The court, via an order issued by Chief Justice John Roberts, temporarily blocked a judge's ruling that reinstated Rebecca Kelly Slaughter while the case continues.
The order did not definitively signal how the court would address an emergency request made by the Trump administration to give the president broader authority to fire independent agency members without cause, but signals that it would likely grant it.
Trump fired both Democratic commissioners on the five-person FTC in March, Slaughter and Alvaro Bedoya. Both challenged the move, although Bedoya later dropped out of the case. Slaughter is currently listed as a serving commissioner on the agency’s website, as the case has made its way through the courts.
The firings are a direct challenge to a 1935 Supreme Court precedent called Humphrey's Executor v. United States that upheld limits on the president’s ability to fire FTC commissioners without cause, a restriction Congress imposed to protect the agency from political pressure.
Under the 1914 law that set up the agency, members can only be removed for “inefficiency, neglect of duty, or malfeasance in office.”
A federal judge in July ruled in favor of Slaughter, citing the 1935 ruling. The U.S. Court of Appeals for the District of Columbia Circuit reached a similar conclusion.

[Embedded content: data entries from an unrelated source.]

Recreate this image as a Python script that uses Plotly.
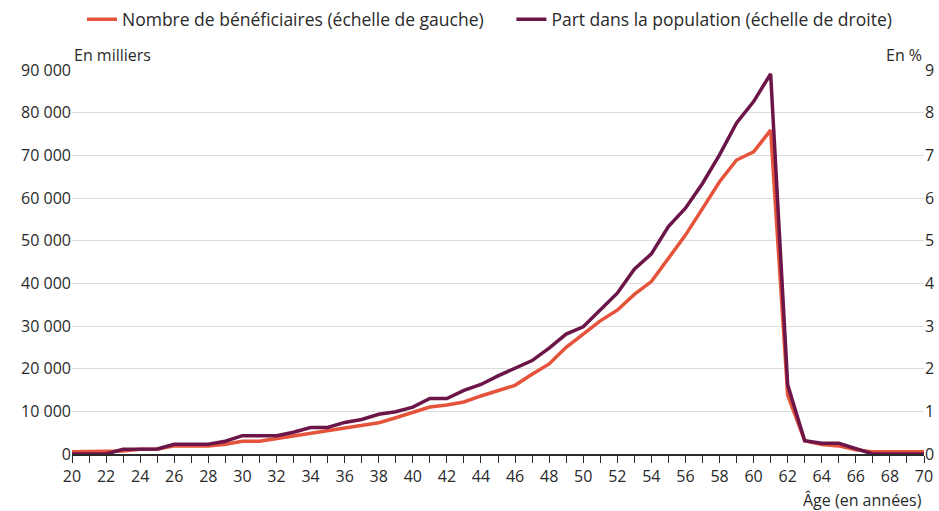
import plotly.graph_objects as go

ages = list(range(20, 71))
beneficiaires = [500, 500, 500, 700, 1100, 1100, 1900, 1900, 1900, 2300,
                 3000, 3000, 3600, 4200, 4800, 5400, 6000, 6600, 7300, 8500,
                 9700, 11000, 11500, 12200, 13600, 14850, 16100, 18700, 21100, 25000,
                 28200, 31200, 33700, 37400, 40400, 45900, 51300, 57500, 63800, 68900,
                 70800, 75900, 13800, 3100, 2200, 1900, 1000, 500, 500, 500,
                 500]
part = [0.0, 0.0, 0.0, 0.11, 0.12, 0.12, 0.23, 0.23, 0.23, 0.30,
        0.43, 0.43, 0.43, 0.51, 0.62, 0.62, 0.74, 0.81, 0.93, 0.99,
        1.10, 1.30, 1.30, 1.49, 1.63, 1.83, 2.01, 2.19, 2.48, 2.81,
        2.98, 3.37, 3.77, 4.33, 4.69, 5.33, 5.76, 6.34, 7.01, 7.76,
        8.26, 8.91, 1.62, 0.31, 0.25, 0.25, 0.13, 0.0, 0.0, 0.0,
        0.0]

left_vals = list(range(0, 90001, 10000))
left_text = ["0" if v == 0 else f"{v // 1000} 000" for v in left_vals]
right_vals = list(range(0, 10))
x_vals = list(range(20, 71, 2))

ORANGE = "#E4533A"
PURPLE = "#6C1549"
FONT = "Open Sans"
TXT = "#2a2a2a"
PAD = "\u00a0" * 5

fig = go.Figure()
fig.add_trace(go.Scatter(x=ages, y=beneficiaires, mode="lines",
                         name="Nombre de bénéficiaires (échelle de gauche)" + PAD,
                         line=dict(color=ORANGE, width=3.5), yaxis="y"))
fig.add_trace(go.Scatter(x=ages, y=part, mode="lines",
                         name="Part dans la population (échelle de droite)",
                         line=dict(color=PURPLE, width=3.5), yaxis="y2"))

fig.update_layout(
    width=939, height=511,
    margin=dict(l=72, r=15, t=70, b=57),
    paper_bgcolor="white", plot_bgcolor="white",
    font=dict(family=FONT, size=16, color=TXT),
    showlegend=True,
    legend=dict(orientation="h", x=0.49, xanchor="center",
                yref="container", y=0.962, yanchor="middle",
                font=dict(size=17.5), itemwidth=30),
    xaxis=dict(range=[20, 70], tickvals=x_vals, ticks="outside", ticklen=7,
               tickcolor=TXT, showline=True, linecolor=TXT, linewidth=1.5,
               showgrid=False, zeroline=False, automargin=False,
               tickfont=dict(size=16),
               minor=dict(ticks="outside", dtick=1, ticklen=7, tickcolor=TXT)),
    yaxis=dict(range=[0, 90000], tickvals=left_vals, ticktext=left_text,
               showgrid=True, gridcolor="#dcdcdc", gridwidth=1, zeroline=False,
               ticks="", automargin=False, tickfont=dict(size=16)),
    yaxis2=dict(range=[0, 9], tickvals=right_vals, overlaying="y", side="right",
                showgrid=False, zeroline=False, ticks="", automargin=False,
                tickfont=dict(size=16)),
    annotations=[
        dict(text="En milliers", xref="paper", yref="paper", x=0, y=1,
             xanchor="left", yanchor="bottom", yshift=2, showarrow=False,
             font=dict(size=16)),
        dict(text="En %", xref="paper", yref="paper", x=1, y=1,
             xanchor="right", yanchor="bottom", yshift=2, showarrow=False,
             font=dict(size=16)),
        dict(text="Âge (en années)", xref="paper", yref="paper", x=1, y=-0.12,
             xanchor="right", yanchor="middle", showarrow=False,
             font=dict(size=16)),
    ],
)

fig.write_html("out.html", config={"displayModeBar": False},
               post_script="document.body.style.margin='0';document.body.style.overflow='hidden';")
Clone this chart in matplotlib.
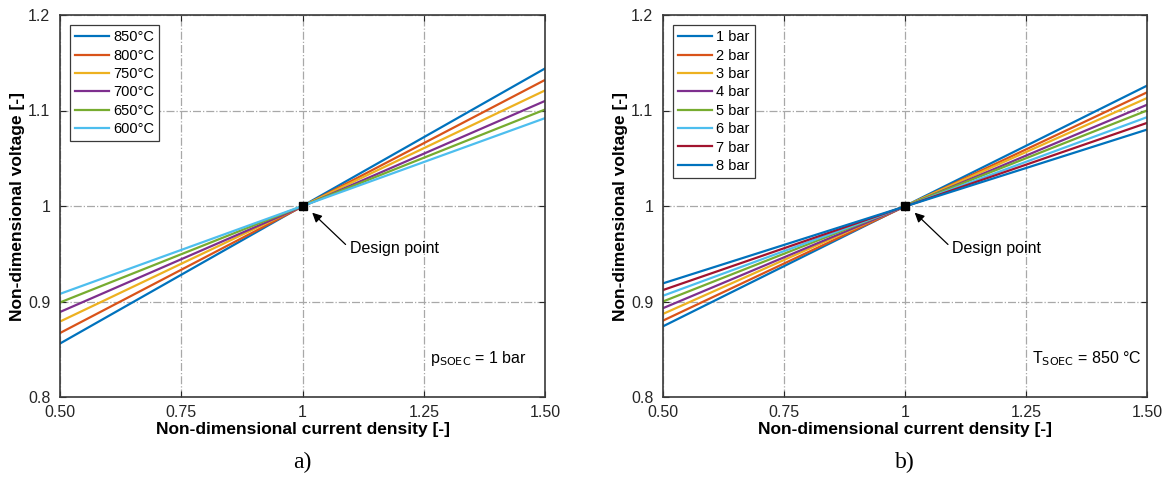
import numpy as np
import matplotlib.pyplot as plt

plt.rcParams['font.family'] = ['Liberation Sans', 'DejaVu Sans']

# non-dimensional current density range
j = [0.5, 1.5]

# temperature sweep, p = 1 bar: voltage at j = 0.5 and j = 1.5
temp_labels = ['850°C', '800°C', '750°C', '700°C', '650°C', '600°C']
temp_v_low = [0.856, 0.867, 0.879, 0.889, 0.899, 0.908]
temp_v_high = [1.144, 1.132, 1.121, 1.110, 1.101, 1.092]

# pressure sweep, T = 850 °C
pres_labels = ['1 bar', '2 bar', '3 bar', '4 bar', '5 bar', '6 bar', '7 bar', '8 bar']
pres_v_low = [0.874, 0.880, 0.887, 0.893, 0.900, 0.906, 0.912, 0.919]
pres_v_high = [1.126, 1.119, 1.113, 1.106, 1.100, 1.093, 1.087, 1.080]

colors = ['#0072BD', '#D95319', '#EDB120', '#7E2F8E', '#77AC30', '#4DBEEE', '#A2142F', '#0072BD']

fig = plt.figure(figsize=(11.68, 4.79), dpi=100)
ax1 = fig.add_axes([60/1168, 1-397/479, 485/1168, 382/479])
ax2 = fig.add_axes([663/1168, 1-397/479, 484/1168, 382/479])


def draw_panel(ax, labels, v_low, v_high, note):
    for i, lab in enumerate(labels):
        ax.plot(j, [v_low[i], v_high[i]], color=colors[i], lw=1.6, label=lab)
    ax.plot([1], [1], 's', color='black', ms=6, zorder=5)
    ax.annotate('Design point', xy=(1.02, 0.993), xytext=(1.098, 0.955),
                fontsize=11.5, va='center', ha='left',
                arrowprops=dict(arrowstyle='-|>', color='black', lw=0.9,
                                mutation_scale=14, shrinkA=0, shrinkB=0,
                                relpos=(-0.05, 0.8)))
    ax.text(1.262, 0.84, note, fontsize=11.5, va='center', ha='left')
    ax.set_xlim(0.5, 1.5)
    ax.set_ylim(0.8, 1.2)
    ax.set_xticks([0.5, 0.75, 1, 1.25, 1.5])
    ax.set_xticklabels(['0.50', '0.75', '1', '1.25', '1.50'])
    ax.set_yticks([0.8, 0.9, 1, 1.1, 1.2])
    ax.set_yticklabels(['0.8', '0.9', '1', '1.1', '1.2'])
    ax.tick_params(direction='in', top=True, right=True, labelsize=11.5,
                   color='#262626', labelcolor='#262626', length=4)
    ax.tick_params(axis='x', pad=6)
    ax.tick_params(axis='y', pad=7)
    ax.grid(True, linestyle='-.', color='#a8a8a8', lw=0.9)
    for s in ax.spines.values():
        s.set_color('#3a3a3a')
        s.set_linewidth(1.2)
    ax.set_xlabel('Non-dimensional current density [-]', fontsize=12.5,
                  fontweight='bold', labelpad=1)
    ax.set_ylabel('Non-dimensional voltage [-]', fontsize=12.5,
                  fontweight='bold', labelpad=2)
    leg = ax.legend(loc='upper left', fontsize=10.5, handlelength=2.3,
                    handletextpad=0.3, borderaxespad=0.7, labelspacing=0.3,
                    fancybox=False, framealpha=1, borderpad=0.35)
    leg.get_frame().set_edgecolor('#3a3a3a')
    leg.get_frame().set_linewidth(0.9)


draw_panel(ax1, temp_labels, temp_v_low, temp_v_high, r'p$_{\mathrm{SOEC}}$ = 1 bar')
draw_panel(ax2, pres_labels, pres_v_low, pres_v_high, r'T$_{\mathrm{SOEC}}$ = 850 °C')

fig.text(302/1168, 1-462/479, 'a)', fontsize=17, family='Liberation Serif', ha='center', va='center')
fig.text(905/1168, 1-462/479, 'b)', fontsize=17, family='Liberation Serif', ha='center', va='center')

fig.savefig('out.png', dpi=100)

But the Supreme Court, whose majority has been skeptical of the concept of independent federal agencies that are not subject to presidential control, has undermined such protections in recent years in a series of cases involving other agencies.
Lawyers for the Trump administration argue that the removal restrictions unlawfully impose limits on the president's power to control the executive branch as defined by Article 2 of the Constitution.
This year, Trump has also sought to remove members of other independent federal agencies, which the Supreme Court has allowed.
The FTC has five commissioners who serve seven-year terms —with no more than three from one political party. Slaughter and Bedoya both served as Democratic members, although Trump originally appointed Bedoya in 2018. President Joe Biden reappointed her in 2024.